## Prompt
Omit all images. Transcribe the rest of the material below exactly.

## Extracted data
+ + +

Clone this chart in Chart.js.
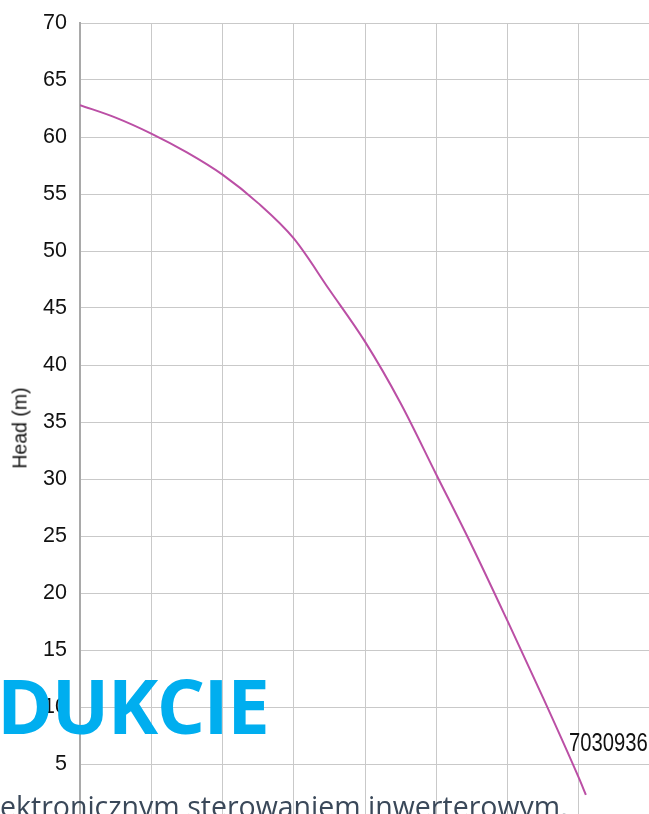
<!DOCTYPE html>
<html>
<head>
<meta charset="utf-8">
<script src="https://cdn.jsdelivr.net/npm/chart.js@4.4.0/dist/chart.umd.min.js"></script>
<style>
  body { margin: 0; overflow: hidden; background: #fff; width: 649px; height: 814px; position: relative; }
  #wrap { position: absolute; left: 0; top: 0; }
  .over { position: absolute; white-space: nowrap; line-height: 1; }
  #stamp { left: -3px; top: 653px; font: bold 76px "Open Sans"; letter-spacing: -1.5px; color: #00aeef; }
  #caption { left: 0; top: 787px; font: 28.5px "Open Sans"; color: #3a4859; }
  #model { left: 569px; top: 728px; font: 25px "Liberation Sans"; color: #111; transform: scaleX(0.81); transform-origin: 0 0; }
  #ytitle { left: 19.5px; top: 427.5px; font: 19.5px "Liberation Sans"; color: #111; transform: translate(-50%, -50%) rotate(-90deg); }
</style>
</head>
<body>
<div id="wrap"><canvas id="pump" width="660" height="830"></canvas></div>
<div class="over" id="ytitle">Head (m)</div>
<div class="over" id="stamp">DUKCIE</div>
<div class="over" id="caption">ektronicznym sterowaniem inwerterowym,</div>
<div class="over" id="model">7030936</div>
<script>
const flow = [0, 0.5, 1, 1.5, 2, 2.5, 3, 3.5, 4, 4.5, 5, 5.5, 6, 6.5, 7, 7.1];
const head = [62.8, 61.7, 60.3, 58.65, 56.7, 54.2, 51.1, 46.6, 42.05, 36.65, 30.4, 24.15, 17.55, 10.8, 3.8, 2.3];
const headTicks = [5, 10, 15, 20, 25, 30, 35, 40, 45, 50, 55, 60, 65, 70];

const points = flow.map((f, i) => ({ x: f, y: head[i] }));

const ctx = document.getElementById('pump');
new Chart(ctx, {
  type: 'line',
  data: {
    datasets: [{
      label: '7030936',
      data: points,
      borderColor: '#bb4fa5',
      borderWidth: 2,
      pointRadius: 0,
      cubicInterpolationMode: 'monotone',
      fill: false
    }]
  },
  options: {
    responsive: false,
    animation: false,
    layout: { padding: { top: 23, right: 10, bottom: 9, left: 0 } },
    plugins: { legend: { display: false }, tooltip: { enabled: false } },
    scales: {
      x: {
        type: 'linear',
        min: 0,
        max: 8,
        afterFit: (s) => { s.height = 0; s.paddingLeft = 0; s.paddingRight = 0; },
        ticks: { display: false, stepSize: 1 },
        grid: { color: '#c9c9c9', lineWidth: 1, drawTicks: false },
        border: { display: false }
      },
      y: {
        min: 0,
        max: 70,
        afterFit: (s) => { s.width = 80; s.paddingTop = 0; s.paddingBottom = 0; },
        afterBuildTicks: (s) => { s.ticks = headTicks.map(v => ({ value: v })); },
        ticks: {
          padding: 13,
          color: '#111',
          font: { family: '"Liberation Sans"', size: 21.5 }
        },
        grid: { color: '#c9c9c9', lineWidth: 1, drawTicks: false },
        border: { display: true, color: '#a9a9a9', width: 2 }
      }
    }
  }
});
</script>
</body>
</html>
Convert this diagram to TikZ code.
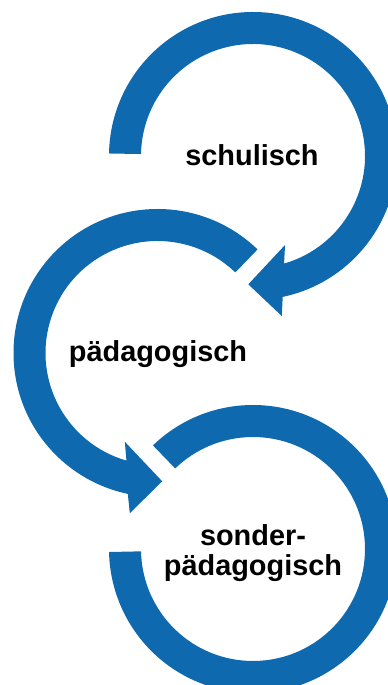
\documentclass[tikz,border=0pt]{standalone}
\usepackage{fontspec}
\setmainfont{Liberation Sans}
\definecolor{ringblue}{RGB}{15,105,175}
\begin{document}
\begin{tikzpicture}[x=1bp,y=1bp,
  ring/.style={fill=ringblue,draw=none},
  lbl/.style={font=\bfseries\fontsize{29}{30.3}\selectfont,anchor=base,align=center,inner sep=0pt}]
\useasboundingbox (0,0) rectangle (387,685);
% top ring (schulisch), centre (253,529)
\begin{scope}[shift={(253,529)}]
\fill[ring] (179:144) arc[start angle=179,end angle=-78.1,radius=144]
  -- (-79.8:162.6) -- (-92.1:128.4) -- (-70.2:94.6) -- (-73.9:112)
  arc[start angle=-73.9,end angle=179,radius=112] -- cycle;
\end{scope}
% middle ring (paedagogisch), centre (157.5,332)
\begin{scope}[shift={(157.5,332)}]
\fill[ring] (46:144) arc[start angle=46,end angle=258.1,radius=144]
  -- (260.2:162.6) -- (272.1:128.4) -- (249.8:94.6) -- (253.9:112)
  arc[start angle=253.9,end angle=46,radius=112] -- cycle;
\end{scope}
% bottom ring (sonderpaedagogisch), centre (253,136)
\begin{scope}[shift={(253,136)}]
\fill[ring] (134:144) arc[start angle=134,end angle=-178.8,radius=144]
  -- (-178.8:112) arc[start angle=-178.8,end angle=134,radius=112] -- cycle;
\end{scope}
\node[lbl] (schul) at (252,519) {schulisch};
\node[lbl] (paed) at (158,323) {pädagogisch};
\node[lbl] (sonder) at (253,109) {sonder-\\pädagogisch};
\end{tikzpicture}
\end{document}
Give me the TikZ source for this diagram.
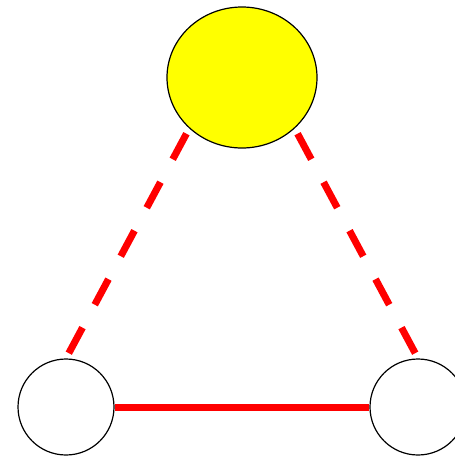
\documentclass[tikz,border=0pt]{standalone}
\usepackage{tikz}
\usetikzlibrary{shapes.geometric}
\definecolor{rootfill}{RGB}{255, 255, 0}
\definecolor{linkcolor}{RGB}{255, 0, 0}
\tikzset{
rootnode/.style={
  ellipse,
  draw=black,
  line width=1.2pt,
  fill=rootfill,
  minimum width=150pt,
  minimum height=141pt,
  inner sep=0pt
},
leafnode/.style={
  circle,
  draw=black,
  line width=1.2pt,
  fill=white,
  minimum size=96pt,
  inner sep=0pt
},
solidlink/.style={
  draw=linkcolor,
  line width=7pt
},
dashedlink/.style={
  solidlink,
  dash pattern=on 29pt off 26pt,
  shorten <=6pt
}
}
\begin{document}
\begin{tikzpicture}[x=1pt, y=-1pt]
  \useasboundingbox (0,0) rectangle (455,456);
  % Nodes
  \node[rootnode] (top) at (242,77.5) {};
  \node[leafnode] (left) at (66,407) {};
  \node[leafnode] (right) at (418,407) {};

  % Links
  \draw[dashedlink] (top.224) -- (left.north);
  \draw[dashedlink] (top.-44) -- (right.north);
  \draw[solidlink] (left) -- (right);
\end{tikzpicture}
\end{document}
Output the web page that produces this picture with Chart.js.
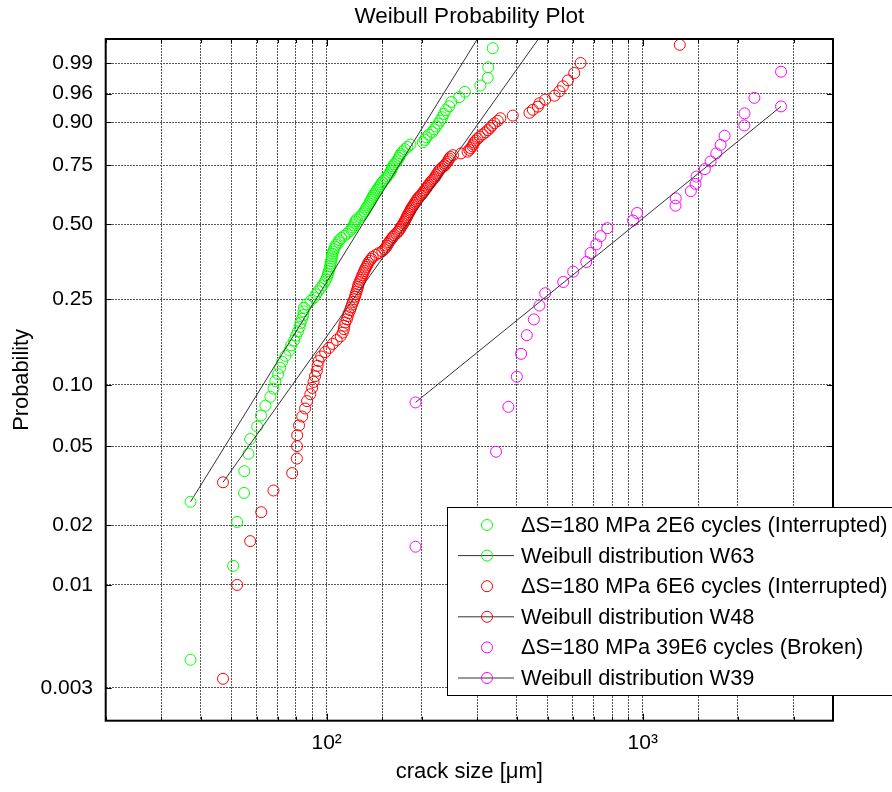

+ + +

## Answer for the task
Clone this chart in Chart.js.
<!DOCTYPE html>
<html>
<head>
<meta charset="utf-8">
<script src="https://cdn.jsdelivr.net/npm/chart.js@4.4.0/dist/chart.umd.min.js"></script>
<style>
  body { margin: 0; overflow: hidden; background: #fff; width: 649px; height: 814px; position: relative; }
  #wrap { position: absolute; left: 0; top: 0; }
  .over { position: absolute; white-space: nowrap; line-height: 1; }
  #stamp { left: -3px; top: 653px; font: bold 76px "Open Sans"; letter-spacing: -1.5px; color: #00aeef; }
  #caption { left: 0; top: 787px; font: 28.5px "Open Sans"; color: #3a4859; }
  #model { left: 569px; top: 728px; font: 25px "Liberation Sans"; color: #111; transform: scaleX(0.81); transform-origin: 0 0; }
  #ytitle { left: 19.5px; top: 427.5px; font: 19.5px "Liberation Sans"; color: #111; transform: translate(-50%, -50%) rotate(-90deg); }
</style>
</head>
<body>
<div id="wrap"><canvas id="pump" width="660" height="830"></canvas></div>
<div class="over" id="ytitle">Head (m)</div>
<div class="over" id="stamp">DUKCIE</div>
<div class="over" id="caption">ektronicznym sterowaniem inwerterowym,</div>
<div class="over" id="model">7030936</div>
<script>
const flow = [0, 0.5, 1, 1.5, 2, 2.5, 3, 3.5, 4, 4.5, 5, 5.5, 6, 6.5, 7, 7.1];
const head = [62.8, 61.7, 60.3, 58.65, 56.7, 54.2, 51.1, 46.6, 42.05, 36.65, 30.4, 24.15, 17.55, 10.8, 3.8, 2.3];
const headTicks = [5, 10, 15, 20, 25, 30, 35, 40, 45, 50, 55, 60, 65, 70];

const points = flow.map((f, i) => ({ x: f, y: head[i] }));

const ctx = document.getElementById('pump');
new Chart(ctx, {
  type: 'line',
  data: {
    datasets: [{
      label: '7030936',
      data: points,
      borderColor: '#bb4fa5',
      borderWidth: 2,
      pointRadius: 0,
      cubicInterpolationMode: 'monotone',
      fill: false
    }]
  },
  options: {
    responsive: false,
    animation: false,
    layout: { padding: { top: 23, right: 10, bottom: 9, left: 0 } },
    plugins: { legend: { display: false }, tooltip: { enabled: false } },
    scales: {
      x: {
        type: 'linear',
        min: 0,
        max: 8,
        afterFit: (s) => { s.height = 0; s.paddingLeft = 0; s.paddingRight = 0; },
        ticks: { display: false, stepSize: 1 },
        grid: { color: '#c9c9c9', lineWidth: 1, drawTicks: false },
        border: { display: false }
      },
      y: {
        min: 0,
        max: 70,
        afterFit: (s) => { s.width = 80; s.paddingTop = 0; s.paddingBottom = 0; },
        afterBuildTicks: (s) => { s.ticks = headTicks.map(v => ({ value: v })); },
        ticks: {
          padding: 13,
          color: '#111',
          font: { family: '"Liberation Sans"', size: 21.5 }
        },
        grid: { color: '#c9c9c9', lineWidth: 1, drawTicks: false },
        border: { display: true, color: '#a9a9a9', width: 2 }
      }
    }
  }
});
</script>
</body>
</html>
Convert this diagram to TikZ code.
\documentclass[tikz,border=0pt]{standalone}
\usepackage{fontspec}
\setmainfont{Liberation Sans}
\definecolor{ringblue}{RGB}{15,105,175}
\begin{document}
\begin{tikzpicture}[x=1bp,y=1bp,
  ring/.style={fill=ringblue,draw=none},
  lbl/.style={font=\bfseries\fontsize{29}{30.3}\selectfont,anchor=base,align=center,inner sep=0pt}]
\useasboundingbox (0,0) rectangle (387,685);
% top ring (schulisch), centre (253,529)
\begin{scope}[shift={(253,529)}]
\fill[ring] (179:144) arc[start angle=179,end angle=-78.1,radius=144]
  -- (-79.8:162.6) -- (-92.1:128.4) -- (-70.2:94.6) -- (-73.9:112)
  arc[start angle=-73.9,end angle=179,radius=112] -- cycle;
\end{scope}
% middle ring (paedagogisch), centre (157.5,332)
\begin{scope}[shift={(157.5,332)}]
\fill[ring] (46:144) arc[start angle=46,end angle=258.1,radius=144]
  -- (260.2:162.6) -- (272.1:128.4) -- (249.8:94.6) -- (253.9:112)
  arc[start angle=253.9,end angle=46,radius=112] -- cycle;
\end{scope}
% bottom ring (sonderpaedagogisch), centre (253,136)
\begin{scope}[shift={(253,136)}]
\fill[ring] (134:144) arc[start angle=134,end angle=-178.8,radius=144]
  -- (-178.8:112) arc[start angle=-178.8,end angle=134,radius=112] -- cycle;
\end{scope}
\node[lbl] (schul) at (252,519) {schulisch};
\node[lbl] (paed) at (158,323) {pädagogisch};
\node[lbl] (sonder) at (253,109) {sonder-\\pädagogisch};
\end{tikzpicture}
\end{document}
Give me the TikZ source for this diagram.
\documentclass[tikz,border=0pt]{standalone}
\usepackage{tikz}
\usetikzlibrary{shapes.geometric}
\definecolor{rootfill}{RGB}{255, 255, 0}
\definecolor{linkcolor}{RGB}{255, 0, 0}
\tikzset{
rootnode/.style={
  ellipse,
  draw=black,
  line width=1.2pt,
  fill=rootfill,
  minimum width=150pt,
  minimum height=141pt,
  inner sep=0pt
},
leafnode/.style={
  circle,
  draw=black,
  line width=1.2pt,
  fill=white,
  minimum size=96pt,
  inner sep=0pt
},
solidlink/.style={
  draw=linkcolor,
  line width=7pt
},
dashedlink/.style={
  solidlink,
  dash pattern=on 29pt off 26pt,
  shorten <=6pt
}
}
\begin{document}
\begin{tikzpicture}[x=1pt, y=-1pt]
  \useasboundingbox (0,0) rectangle (455,456);
  % Nodes
  \node[rootnode] (top) at (242,77.5) {};
  \node[leafnode] (left) at (66,407) {};
  \node[leafnode] (right) at (418,407) {};

  % Links
  \draw[dashedlink] (top.224) -- (left.north);
  \draw[dashedlink] (top.-44) -- (right.north);
  \draw[solidlink] (left) -- (right);
\end{tikzpicture}
\end{document}
Output the web page that produces this picture with Chart.js.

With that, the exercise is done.